At Midland, education often extends beyond classrooms and into gardens, trails, barns, workshops, kitchens, wilderness trips, and student-led projects that ask students to care for something real. For Austin, the bees have quietly become teachers themselves. “They’ve taught me patience,” he says. “You can’t rush anything with them. You have to slow down and observe.”
The project has also changed the way he thinks about community. “It’s 20,000 bees all working together,” Austin says. “And somehow they all know what they’re supposed to do. It’s honestly kind of inspiring.” That observation feels fitting at Midland, where students themselves learn to live closely in community through shared work, responsibility, accountability, and collaboration.
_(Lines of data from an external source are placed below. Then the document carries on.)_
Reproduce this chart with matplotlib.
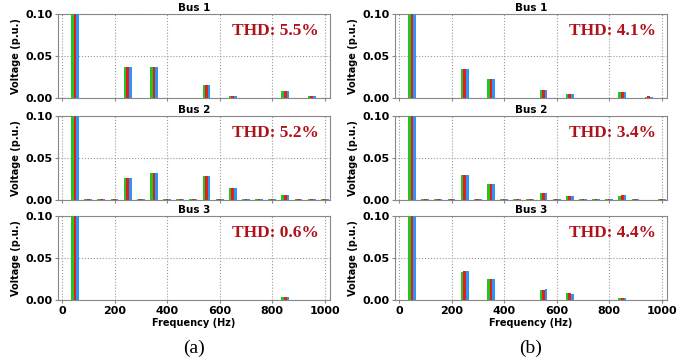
import numpy as np
import matplotlib.pyplot as plt

# Harmonic frequencies (Hz)
freqs = [50, 250, 350, 550, 650, 850, 950]
extra_freqs = [100, 150, 200, 300, 400, 450, 500, 600, 700, 750, 800, 900, 1000]

# Phase values (green, red, blue) for each bus, case (a)
a_bus1 = [[1.0, 0.037, 0.037, 0.016, 0.002, 0.008, 0.0025],
          [1.0, 0.037, 0.037, 0.016, 0.002, 0.008, 0.0025],
          [1.0, 0.037, 0.037, 0.016, 0.002, 0.008, 0.0025]]
a_bus2 = [[1.0, 0.026, 0.032, 0.029, 0.0145, 0.0056, 0.0012],
          [1.0, 0.026, 0.032, 0.029, 0.0145, 0.0056, 0.0012],
          [1.0, 0.026, 0.032, 0.029, 0.0145, 0.0056, 0.0012]]
a_bus3 = [[1.0, 0.0, 0.0, 0.0, 0.0, 0.003, 0.0],
          [1.0, 0.0, 0.0, 0.0, 0.0, 0.003, 0.0],
          [1.0, 0.0, 0.0, 0.0, 0.0, 0.003, 0.0]]

# case (b)
b_bus1 = [[1.0, 0.035, 0.023, 0.009, 0.0048, 0.0075, 0.001],
          [1.0, 0.035, 0.023, 0.009, 0.0048, 0.0075, 0.002],
          [1.0, 0.035, 0.023, 0.009, 0.0048, 0.0075, 0.001]]
b_bus2 = [[1.0, 0.030, 0.019, 0.0084, 0.0048, 0.0048, 0.0],
          [1.0, 0.030, 0.019, 0.0084, 0.0048, 0.0056, 0.0],
          [1.0, 0.030, 0.019, 0.0084, 0.0048, 0.0056, 0.0]]
b_bus3 = [[1.0, 0.033, 0.025, 0.0116, 0.0084, 0.0028, 0.0],
          [1.0, 0.034, 0.025, 0.0116, 0.0084, 0.0028, 0.0],
          [1.0, 0.034, 0.025, 0.0128, 0.0068, 0.0028, 0.0]]

extra_a = [0.0006] * len(extra_freqs)
extra_b = [0.0006] * len(extra_freqs)

thd_a = ['THD: 5.5%', 'THD: 5.2%', 'THD: 0.6%']
thd_b = ['THD: 4.1%', 'THD: 3.4%', 'THD: 4.4%']
titles = ['Bus 1', 'Bus 2', 'Bus 3']

colors = ['#22C522', '#E41E1E', '#2E95F5']
offsets = [-10, 0, 10]
w = 10

fig = plt.figure(figsize=(6.9, 3.62), dpi=100)

left_a, left_b, width = 58/690, 395/690, 272/690
bottoms = [1 - 98/362, 1 - 200/362, 1 - 300/362]
height = 84/362

def draw(ax, data, extra, title, thd, last):
    for k in range(3):
        x = np.array(freqs) + offsets[k]
        ax.bar(x, data[k], width=w, color=colors[k], zorder=3)
        if extra is not None:
            ax.bar(np.array(extra_freqs) + offsets[k], extra, width=w,
                   color=colors[k], zorder=3)
    ax.set_xlim(-15, 1020)
    ax.set_ylim(0, 0.1)
    ax.set_yticks([0, 0.05, 0.10])
    ax.set_yticklabels(['0.00', '0.05', '0.10'], fontsize=8, fontweight='bold')
    ax.set_xticks([0, 200, 400, 600, 800, 1000])
    ax.grid(True, linestyle=':', color='#999999', linewidth=0.8, zorder=0)
    ax.set_title(title, fontsize=7.5, fontweight='bold', pad=2)
    ax.set_ylabel('Voltage (p.u.)', fontsize=7, fontweight='bold', labelpad=3)
    ax.text(0.96, 0.80, thd, transform=ax.transAxes, ha='right', va='center',
            fontsize=12.5, fontweight='bold', color='#B0121A',
            family='Liberation Serif')
    for s in ax.spines.values():
        s.set_color('#888888')
    ax.tick_params(length=2, color='#888888', pad=2)
    if last:
        ax.set_xticklabels([0, 200, 400, 600, 800, 1000], fontsize=8,
                           fontweight='bold')
        ax.set_xlabel('Frequency (Hz)', fontsize=7, fontweight='bold', labelpad=2)
    else:
        ax.set_xticklabels([])

data_a = [a_bus1, a_bus2, a_bus3]
data_b = [b_bus1, b_bus2, b_bus3]
for i in range(3):
    ax = fig.add_axes([left_a, bottoms[i], width, height])
    draw(ax, data_a[i], extra_a if i == 1 else None, titles[i], thd_a[i], i == 2)
    ax = fig.add_axes([left_b, bottoms[i], width, height])
    draw(ax, data_b[i], extra_b if i == 1 else None, titles[i], thd_b[i], i == 2)

fig.text((58 + 272/2)/690, 1 - 348/362, '(a)', ha='center', va='center',
         fontsize=14, family='Liberation Serif')
fig.text((395 + 272/2)/690, 1 - 348/362, '(b)', ha='center', va='center',
         fontsize=14, family='Liberation Serif')

fig.savefig('out.png', dpi=100)
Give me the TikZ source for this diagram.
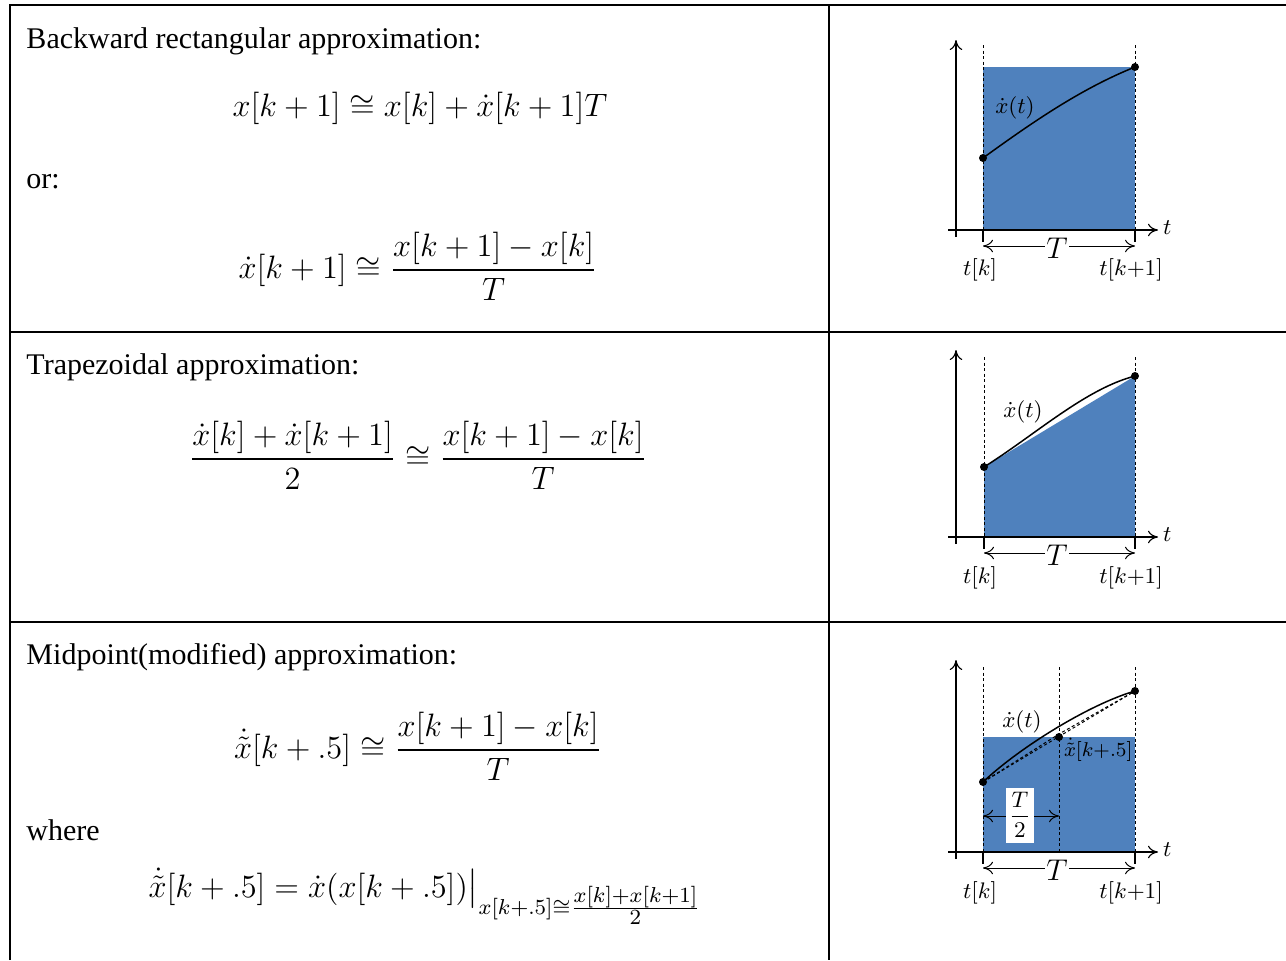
\documentclass[tikz,border=0pt,12pt]{standalone}
\usepackage{amsmath,amssymb}
\usepackage{fontspec}
\setmainfont{Liberation Serif}
\usetikzlibrary{arrows.meta}
\definecolor{areablue}{RGB}{79,129,189}
\tikzset{
  rule/.style    = {line width=0.8pt},
  axis/.style    = {-{To[length=4pt,width=5pt]}, line width=0.45pt},
  guide/.style   = {dash pattern=on 1.2pt off 1pt, line width=0.3pt},
  tickmark/.style= {line width=0.8pt},
  span/.style    = {{To[length=4pt,width=5pt]}-{To[length=4pt,width=5pt]}, line width=0.4pt},
  sample/.style  = {circle, fill=black, inner sep=0pt, minimum size=3.2pt},
  lbl/.style     = {font=\fontsize{9.5}{11}\selectfont, inner sep=1pt},
  bigT/.style    = {fill=white, font=\fontsize{12.5}{14}\selectfont, inner sep=0.5pt},
  heading/.style = {anchor=base west, inner sep=0pt},
  eq/.style      = {inner sep=0pt, scale=1.08, transform shape},
}

\begin{document}
\begin{tikzpicture}[x=0.4pt, y=-0.4pt]
  \useasboundingbox (0,0) rectangle (1286,960);

  % ── Table rules ─────────────────────────────────────────────────
  \draw[rule] (10,960) -- (10,5) -- (1286,5);
  \draw[rule] (829,5) -- (829,960);
  \draw[rule] (10,332) -- (1286,332);
  \draw[rule] (10,622) -- (1286,622);

  % ── Row 1: backward rectangular ─────────────────────────────────
  \node[heading] (h1) at (26,48) {Backward rectangular approximation:};
  \node[eq] (e1) at (420,108) {$\displaystyle x[k+1]\cong x[k]+\dot{x}[k+1]T$};
  \node[heading] (or) at (26,188) {or:};
  \node[eq] (e2) at (418,266)
    {$\displaystyle \dot{x}[k+1]\cong\frac{x[k+1]-x[k]}{T}$};

  % ── Row 2: trapezoidal ──────────────────────────────────────────
  \node[heading] (h2) at (26,374) {Trapezoidal approximation:};
  \node[eq] (e3) at (418,455)
    {$\displaystyle \frac{\dot{x}[k]+\dot{x}[k+1]}{2}\cong\frac{x[k+1]-x[k]}{T}$};

  % ── Row 3: midpoint ─────────────────────────────────────────────
  \node[heading] (h3) at (26,664) {Midpoint(modified) approximation:};
  \node[eq] (e4) at (418,746)
    {$\displaystyle \dot{\tilde{x}}[k+.5]\cong\frac{x[k+1]-x[k]}{T}$};
  \node[heading] (wh) at (26,840) {where};
  \node[eq, anchor=base west] (e5) at (148,897)
    {$\displaystyle \dot{\tilde{x}}[k+.5]=\dot{x}(x[k+.5])\big|_{x[k+.5]\cong\frac{\scriptstyle x[k]+x[k+1]}{\scriptstyle 2}}$};

  % ── Plot 1: rectangle under x(t) ───────────────────────────────
  \begin{scope}[shift={(0,230)}]
    \fill[areablue] (983,-163) rectangle (1135,0);
    \draw[axis] (956,7) -- (956,-190);
    \draw[axis] (948,0) -- (1158,0);
    \node[lbl, anchor=west] (t1) at (1160,-2) {$t$};
    \draw[guide] (983,-185) -- (983,0);
    \draw[guide] (1135,-185) -- (1135,0);
    \draw[tickmark] (983,0) -- (983,12);
    \draw[tickmark] (1135,0) -- (1135,12);
    \node[sample] (a1) at (983,-72) {};
    \node[sample] (b1) at (1135,-163) {};
    \draw[line width=0.6pt] (a1.center) .. controls (1030,-106) and (1080,-141) .. (b1.center);
    \node[lbl] at (1015,-122) {$\dot{x}(t)$};
    \draw[span] (983,16) -- (1135,16);
    \node[bigT] (T1) at (1057,18) {$T$};
    \node[lbl] (k1) at (980,40) {$t[k]$};
    \node[lbl] (kk1) at (1131,40) {$t[k{+}1]$};
  \end{scope}

  % ── Plot 2: trapezoid under x(t) ───────────────────────────────
  \begin{scope}[shift={(0,537)}]
    \fill[areablue] (984,0) -- (984,-70) -- (1135,-161) -- (1135,0) -- cycle;
    \draw[axis] (956,7) -- (956,-187);
    \draw[axis] (948,0) -- (1158,0);
    \node[lbl, anchor=west] (t2) at (1160,-2) {$t$};
    \draw[guide] (984,-180) -- (984,0);
    \draw[guide] (1135,-180) -- (1135,0);
    \draw[tickmark] (984,0) -- (984,12);
    \draw[tickmark] (1135,0) -- (1135,12);
    \node[sample] (a2) at (984,-70) {};
    \node[sample] (b2) at (1135,-161) {};
    \draw[line width=0.6pt] (a2.center) .. controls (1035,-102) and (1085,-148) .. (b2.center);
    \node[lbl] at (1023,-125) {$\dot{x}(t)$};
    \draw[span] (984,16) -- (1135,16);
    \node[bigT] (T2) at (1057,18) {$T$};
    \node[lbl] (k2) at (980,41) {$t[k]$};
    \node[lbl] (kk2) at (1131,41) {$t[k{+}1]$};
  \end{scope}

  % ── Plot 3: midpoint rectangle ─────────────────────────────────
  \begin{scope}[shift={(0,852)}]
    \fill[areablue] (983,-115) rectangle (1135,0);
    \draw[axis] (956,7) -- (956,-192);
    \draw[axis] (948,0) -- (1158,0);
    \node[lbl, anchor=west] (t3) at (1160,-2) {$t$};
    \draw[guide] (983,-185) -- (983,0);
    \draw[guide] (1059,-185) -- (1059,0);
    \draw[guide] (1135,-185) -- (1135,0);
    \draw[tickmark] (983,0) -- (983,12);
    \draw[tickmark] (1135,0) -- (1135,12);
    \node[sample] (a3) at (983,-70) {};
    \node[sample] (m3) at (1059,-115) {};
    \node[sample] (b3) at (1135,-161) {};
    \draw[line width=0.6pt] (a3.center) .. controls (1020,-105) and (1090,-148) .. (b3.center);
    \draw[guide, line width=0.4pt] (a3.center) -- (b3.center);
    \draw[guide, line width=0.4pt] (a3.center) -- (1059,-118) -- (b3.center);
    \node[lbl] at (1022,-130) {$\dot{x}(t)$};
    \node[lbl, anchor=west, font=\fontsize{8.5}{10}\selectfont] (mid) at (1061,-102) {$\dot{\tilde{x}}[k{+}.5]$};
    \draw[span] (983,-36) -- (1059,-36);
    \node[fill=white, inner sep=1pt, minimum width=9.6pt, minimum height=22pt,
          font=\fontsize{9}{10}\selectfont] (half) at (1020,-37) {$\dfrac{T}{2}$};
    \draw[span] (983,16) -- (1135,16);
    \node[bigT] (T3) at (1057,18) {$T$};
    \node[lbl] (k3) at (980,41) {$t[k]$};
    \node[lbl] (kk3) at (1131,41) {$t[k{+}1]$};
  \end{scope}
\end{tikzpicture}
\end{document}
Austin believes the project could only exist in a place like Midland. “You couldn’t really do this at most high schools,” he says. “There’s not enough land or freedom for something like this.”
The ability for a sophomore student to independently steward living hives reflects something deeper about Midland’s educational philosophy: students are trusted to pursue meaningful work connected to genuine curiosity and responsibility.
Rather than simply completing assignments, students are often invited to build, explore, experiment, revise, and care for projects that evolve over time. One question leads naturally into another. “I think because I care about it, I keep wanting to learn more,” Austin says.
Looking ahead, Austin hopes the project continues long after he graduates. He would love to expand the hives, involve more students, and eventually help establish a larger student-led beekeeping program on campus.
For now, he remains focused on the quieter rhythms of daily stewardship: checking the hive, watching the bees move through the hillsides, and learning to pay attention.
As our conversation ends at the Squibb tables, a bee circles briefly overhead before disappearing into the surrounding trees. Austin notices immediately.
A year ago, he says, he probably would not have thought much about it.
Now he watches carefully. And somewhere deep in Trash Canyon, 20,000 bees continue building something together.